Performance Evaluation
Evaluation was split into offline learning validation and closed-loop flight testing. First, we confirmed that the network converged toward the PID teacher on the training set. Then we compared the learned controller against the original autopilot on straight-line tracking and altitude regulation in the simulator.

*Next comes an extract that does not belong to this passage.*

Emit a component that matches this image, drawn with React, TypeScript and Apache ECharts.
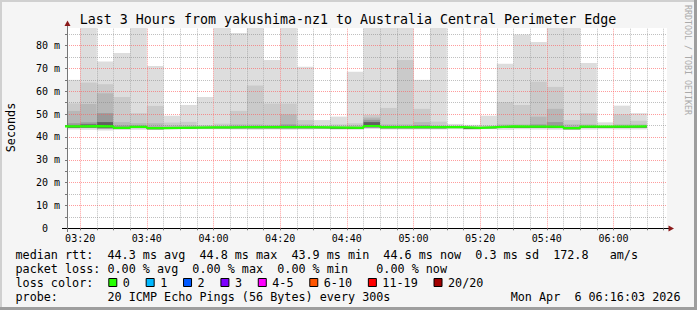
import React, { useEffect, useRef } from 'react';
import * as echarts from 'echarts';

const W = 697;
const H = 310;
const MONO = '"DejaVu Sans Mono", monospace';

const TITLE = 'Last 3 Hours from yakushima-nz1 to Australia Central Perimeter Edge';
const Y_AXIS_NAME = 'Seconds';
const WATERMARK = 'RRDTOOL / TOBI OETIKER';

// x values: minutes after midnight
const X_MIN = 196.05; // 03:16:03
const X_MAX = 376.05; // 06:16:03
const Y_MAX = 87.7;
const X_LABEL_VALUES = [200, 220, 240, 260, 280, 300, 320, 340, 360];
const X_LABELS = ['03:20', '03:40', '04:00', '04:20', '04:40', '05:00', '05:20', '05:40', '06:00'];
const X_MINOR_VALUES = [205, 210, 215, 225, 230, 235, 245, 250, 255, 265, 270, 275, 285, 290, 295, 305, 310, 315, 325, 330, 335, 345, 350, 355, 365, 370, 375];
const X_TICK_VALUES = [200, 205, 210, 215, 220, 225, 230, 235, 240, 245, 250, 255, 260, 265, 270, 275, 280, 285, 290, 295, 300, 305, 310, 315, 320, 325, 330, 335, 340, 345, 350, 355, 360, 365, 370, 375];

// start minute of each 5-minute step
const BAR_START = [195, 200, 205, 210, 215, 220, 225, 230, 235, 240, 245, 250, 255, 260, 265, 270, 275, 280, 285, 290, 295, 300, 305, 310, 315, 320, 325, 330, 335, 340, 345, 350, 355, 360, 365];
const STEP = 5;

// smoke bands (ms), outermost (lightest) to innermost (darkest)
const PING_MAX = [65.0, 95, 73.0, 76.8, 95, 71.1, 49.3, 54.0, 57.5, 95, 85.5, 95, 73.7, 95, 70.7, 47.4, 48.9, 68.5, 95, 95, 95, 65.0, 95, 45.7, 45.3, 49.3, 72.0, 84.8, 81.6, 95, 95, 72.4, 46.4, 53.7, 50.4];
const BAND2_TOP = [54.7, 63.8, 63.1, 57.5, 50.4, 53.6, 46.3, 46.6, 45.2, 45.8, 51.4, 62.5, 54.6, 54.6, 47.4, 45.0, 45.5, 46.0, 49.6, 52.7, 73.7, 52.3, 46.7, 45.0, 44.8, 45.0, 55.2, 54.0, 64.2, 61.9, 47.4, 50.4, 45.0, 49.9, 47.1];
const BAND3_TOP = [51.4, 54.4, 59.1, 46.5, 46.0, 46.0, 45.0, 45.0, 44.6, 44.8, 45.5, 45.5, 45.3, 49.9, 45.5, 44.5, 44.5, 45.0, 48.5, 45.5, 45.5, 46.5, 45.0, 44.5, 44.3, 44.5, 45.5, 45.5, 48.9, 52.3, 45.5, 45.5, 44.7, 45.5, 45.5];
const BAND4_TOP = [46.0, 46.4, 50.4, 45.0, 45.0, 44.5, 44.0, 44.1, 44.2, 44.2, 44.6, 44.6, 44.5, 45.5, 44.5, 44.2, 44.1, 44.0, 47.5, 44.5, 44.6, 45.2, 44.5, 44.3, 44.0, 44.3, 44.8, 44.8, 45.5, 46.5, 44.5, 44.8, 44.5, 44.8, 44.8];
const BAND5_TOP = [45.0, 45.5, 46.5, 44.0, 44.4, 43.9, 44.0, 44.1, 44.2, 44.2, 44.3, 44.3, 44.3, 44.6, 44.3, 44.2, 44.1, 44.0, 46.5, 44.3, 44.3, 44.5, 44.3, 44.3, 44.0, 44.3, 44.6, 44.5, 44.5, 44.8, 43.9, 44.5, 44.5, 44.5, 44.6];
const PING_MIN = [43.3, 43.2, 42.8, 43.0, 43.2, 43.0, 43.3, 43.4, 43.4, 43.4, 43.3, 43.2, 43.3, 43.2, 43.3, 43.4, 43.2, 43.1, 43.5, 43.3, 43.3, 43.3, 43.3, 43.4, 43.1, 43.4, 43.2, 43.4, 43.3, 43.2, 43.0, 43.3, 43.4, 43.3, 43.3];
const INNER_LOW = [44.0, 44.1, 43.8, 43.5, 43.9, 43.4, 43.6, 43.7, 43.8, 43.8, 43.8, 43.8, 43.8, 43.8, 43.8, 43.8, 43.6, 43.5, 44.2, 43.8, 43.8, 43.8, 43.8, 43.9, 43.5, 43.8, 44.0, 44.0, 44.0, 43.9, 43.4, 44.0, 44.0, 44.0, 44.1];
const MEDIAN = [44.6, 44.7, 44.6, 44.0, 44.4, 43.9, 44.0, 44.1, 44.2, 44.2, 44.3, 44.3, 44.3, 44.3, 44.3, 44.2, 44.1, 44.0, 44.8, 44.3, 44.3, 44.3, 44.3, 44.3, 44.0, 44.3, 44.6, 44.5, 44.5, 44.4, 43.9, 44.5, 44.5, 44.5, 44.6];
const BAND_COLORS = ['#dddddd', '#cacaca', '#b7b7b7', '#9a9a9a', '#606060'];

const RTT_STATS = ['44.3', '44.8', '43.9', '44.6'];
const RTT_SD = '0.3';
const AM_PER_S = '172.8';
const LOSS_STATS = ['0.00', '0.00', '0.00', '0.00'];
const LOSS_LABELS = ['0', '1', '2', '3', '4-5', '6-10', '11-19', '20/20'];
const LOSS_COLORS = ['#26ff00', '#00b8ff', '#0059ff', '#7e00ff', '#ff00ff', '#ff5500', '#ff0000', '#a10000'];
const PROBE_TEXT = '20 ICMP Echo Pings (56 Bytes) every 300s';
const DATE_TEXT = 'Mon Apr  6 06:16:03 2026';

const GREEN = '#26ff00';
const MAJOR_GRID = 'rgba(255,90,90,0.6)';
const MINOR_GRID = 'rgba(130,130,130,0.5)';

const GRID = { left: 67, top: 28, width: 600, height: 200.3 };
const CHAR_W = 7.07;
const LEG_FONT = 11.75;

export default function App() {
  const ref = useRef<HTMLDivElement>(null);

  useEffect(() => {
    document.body.style.margin = '0';
    if (!ref.current) return;
    const chart = echarts.init(ref.current, undefined, { renderer: 'svg' });

    const row1 =
      'median rtt:  ' +
      `${RTT_STATS[0]} ms avg  ${RTT_STATS[1]} ms max  ${RTT_STATS[2]} ms min  ${RTT_STATS[3]} ms now  ` +
      `${RTT_SD} ms sd  ${AM_PER_S}   am/s`;
    const row2 =
      `packet loss: ${LOSS_STATS[0]} % avg  ${LOSS_STATS[1]} % max  ${LOSS_STATS[2]} % min    ${LOSS_STATS[3]} % now`;
    const row4 = 'probe:       ' + PROBE_TEXT;

    const legFont = `${LEG_FONT}px ${MONO}`;
    const legendText = (text: string, x: number, y: number, align = 'left') => ({
      type: 'text',
      x,
      y,
      z: 10,
      style: { text, font: legFont, fill: '#000', textAlign: align, textVerticalAlign: 'middle' },
    });

    const lossItems: any[] = [];
    let lx = 108.3;
    LOSS_LABELS.forEach((lab, i) => {
      lossItems.push({
        type: 'rect',
        z: 10,
        shape: { x: lx + 0.5, y: 278.5, width: 8, height: 8 },
        style: { fill: LOSS_COLORS[i], stroke: '#000', lineWidth: 1 },
      });
      lossItems.push(legendText(lab, lx + 14.5, 282.5));
      lx = lx + 15 + lab.length * CHAR_W + 15.3;
    });

    const graphics: any[] = [
      // 3D frame
      { type: 'rect', z: 20, shape: { x: 0, y: 0, width: W, height: 2 }, style: { fill: '#d0d0d0' } },
      { type: 'rect', z: 20, shape: { x: 0, y: 0, width: 2, height: H }, style: { fill: '#d0d0d0' } },
      { type: 'rect', z: 21, shape: { x: W - 3, y: 0, width: 3, height: H }, style: { fill: '#9e9e9e' } },
      { type: 'rect', z: 21, shape: { x: 0, y: H - 3, width: W, height: 3 }, style: { fill: '#9e9e9e' } },
      {
        type: 'text',
        x: 348,
        y: 19,
        z: 10,
        style: { text: TITLE, font: `13.3px ${MONO}`, fill: '#000', textAlign: 'center', textVerticalAlign: 'middle' },
      },
      {
        type: 'text',
        x: 10.5,
        y: 127.5,
        rotation: Math.PI / 2,
        z: 10,
        style: { text: Y_AXIS_NAME, font: legFont, fill: '#000', textAlign: 'center', textVerticalAlign: 'middle' },
      },
      {
        type: 'text',
        x: 687.5,
        y: 5,
        rotation: -Math.PI / 2,
        z: 10,
        style: { text: WATERMARK, font: `8.3px ${MONO}`, fill: '#aaaaaa', textAlign: 'left', textVerticalAlign: 'middle' },
      },
      // axis extensions and arrows
      { type: 'line', z: 10, shape: { x1: 67.5, y1: 28, x2: 67.5, y2: 25 }, style: { stroke: '#777', lineWidth: 1 } },
      { type: 'line', z: 10, shape: { x1: 67.5, y1: 228, x2: 67.5, y2: 232 }, style: { stroke: '#777', lineWidth: 1 } },
      { type: 'line', z: 10, shape: { x1: 62, y1: 228.5, x2: 67, y2: 228.5 }, style: { stroke: '#000', lineWidth: 1 } },
      { type: 'line', z: 10, shape: { x1: 667, y1: 228.5, x2: 669, y2: 228.5 }, style: { stroke: '#000', lineWidth: 1 } },
      { type: 'polygon', z: 11, shape: { points: [[64.5, 26], [67.5, 20.5], [70.5, 26]] }, style: { fill: '#8b1a1a' } },
      { type: 'polygon', z: 11, shape: { points: [[668.5, 225.5], [674, 228.5], [668.5, 231.5]] }, style: { fill: '#8b1a1a' } },
      legendText(row1, 15.5, 254.5),
      legendText(row2, 15.5, 268.5),
      legendText('loss color:', 15.5, 282.5),
      ...lossItems,
      legendText(row4, 15.5, 296.5),
      legendText(DATE_TEXT, 680.5, 296.5, 'right'),
    ];

    const bandTops = [PING_MAX, BAND2_TOP, BAND3_TOP, BAND4_TOP, BAND5_TOP];
    const smokeData = BAR_START.map((s, i) => [s, PING_MAX[i]]);
    const medianPoints = [[BAR_START[0], MEDIAN[0]], ...BAR_START.map((s, i) => [s + STEP, MEDIAN[i]])];

    const gridSeries = (values: number[], color: string) => ({
      type: 'line',
      z: 3,
      silent: true,
      data: [],
      markLine: {
        silent: true,
        symbol: ['none', 'none'],
        label: { show: false },
        emphasis: { disabled: true },
        lineStyle: { type: [1, 1], width: 1, color },
        data: values.map((v) => ({ xAxis: v })),
      },
    });

    chart.setOption({
      animation: false,
      backgroundColor: '#f5f5f5',
      textStyle: { fontFamily: MONO },
      grid: {
        left: GRID.left,
        top: GRID.top,
        width: GRID.width,
        height: GRID.height,
        show: true,
        backgroundColor: '#ffffff',
        borderWidth: 0,
        containLabel: false,
      },
      xAxis: {
        type: 'value',
        min: X_MIN,
        max: X_MAX,
        z: 3,
        axisLine: { show: true, onZero: false, lineStyle: { color: '#000', width: 1 } },
        axisTick: { show: true, customValues: X_TICK_VALUES, length: 2, lineStyle: { color: '#777' } },
        axisLabel: {
          show: true,
          customValues: X_LABEL_VALUES,
          margin: 5,
          color: '#000',
          fontSize: 10,
          fontFamily: MONO,
          formatter: (v: number) => {
            const idx = X_LABEL_VALUES.findIndex((t) => Math.abs(t - v) < 0.01);
            return idx >= 0 ? X_LABELS[idx] : '';
          },
        },
        splitLine: { show: false },
      },
      yAxis: {
        type: 'value',
        min: 0,
        max: Y_MAX,
        interval: 5,
        z: 3,
        axisLine: { show: true, lineStyle: { color: '#777', width: 1 } },
        axisTick: { show: true, length: 2, lineStyle: { color: '#777' } },
        axisLabel: {
          show: true,
          margin: 7,
          color: '#000',
          fontSize: 10,
          fontFamily: MONO,
          showMaxLabel: false,
          formatter: (v: number) => {
            if (Math.abs(v % 10) > 0.001) return '';
            return v === 0 ? '0\u00a0\u00a0' : `${v} m`;
          },
        },
        splitLine: {
          show: true,
          showMaxLine: false,
          lineStyle: { color: [MAJOR_GRID, MINOR_GRID], type: [1, 1], width: 1 },
        },
      },
      series: [
        {
          type: 'custom',
          z: 2,
          silent: true,
          data: smokeData,
          encode: { x: 0, y: 1 },
          renderItem: (params: any, api: any) => {
            const i = params.dataIndex;
            const cs = params.coordSys;
            let x0 = api.coord([BAR_START[i], 0])[0];
            let x1 = api.coord([BAR_START[i] + STEP, 0])[0];
            x0 = Math.max(x0, cs.x);
            x1 = Math.min(x1, cs.x + cs.width);
            const children = bandTops.map((tops, k) => {
              const bottom = k === 0 ? PING_MIN[i] : INNER_LOW[i];
              const yTop = Math.max(api.coord([0, tops[i]])[1], cs.y);
              const yBot = api.coord([0, bottom])[1];
              return {
                type: 'rect',
                shape: { x: x0, y: yTop, width: Math.max(0, x1 - x0), height: Math.max(0, yBot - yTop) },
                style: { fill: BAND_COLORS[k] },
              };
            });
            return { type: 'group', children };
          },
        },
        gridSeries(X_MINOR_VALUES, MINOR_GRID),
        gridSeries(X_LABEL_VALUES, MAJOR_GRID),
        {
          type: 'line',
          z: 5,
          silent: true,
          step: 'start',
          symbol: 'none',
          data: medianPoints,
          lineStyle: { color: GREEN, width: 2.2 },
        },
      ],
      graphic: graphics,
    });

    return () => chart.dispose();
  }, []);

  return <div ref={ref} style={{ position: 'absolute', left: 0, top: 0, width: W, height: H }} />;
}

Wind Robustness and Failure Mode
The most useful result was not just where the network won, but where it failed. After training on a fixed left-wind scenario, the controller was evaluated under a reversed right-wind disturbance. Early in training the model remained somewhat stable, but as the number of epochs increased it became increasingly specialized to the original environment and eventually diverged badly.
1 Epoch
- Cross-track MAE: 24.271 m
- Altitude MAE: 22.229 m
- Still imperfect, but recoverable
20 Epochs
- Cross-track MAE: 78.696 m
- Time in tolerance: 11.2%
- Model starts committing to the wrong correction strategy
225 Epochs
- Cross-track MAE: 417.691 m
- Cross-track RMS: 493.060 m
- Overfit behavior leads to collapse under unseen conditions
This result made the project more credible: imitation learning was strong enough to outperform PID in-distribution, but not robust enough to generalize to shifted wind conditions without broader training data or a stronger reinforcement-learning style objective.
Takeaways
- Feature engineering mattered as much as network selection; the model benefited from geometric path-following signals rather than raw positions alone.
- LSTM memory was effective for short-horizon flight dynamics and smooth command generation.
- Behavioral cloning can exceed the teacher in nominal conditions, but it can also inherit brittle environmental assumptions.
- Future work should expand the disturbance envelope of the dataset and explore reinforcement learning or domain randomization for robustness.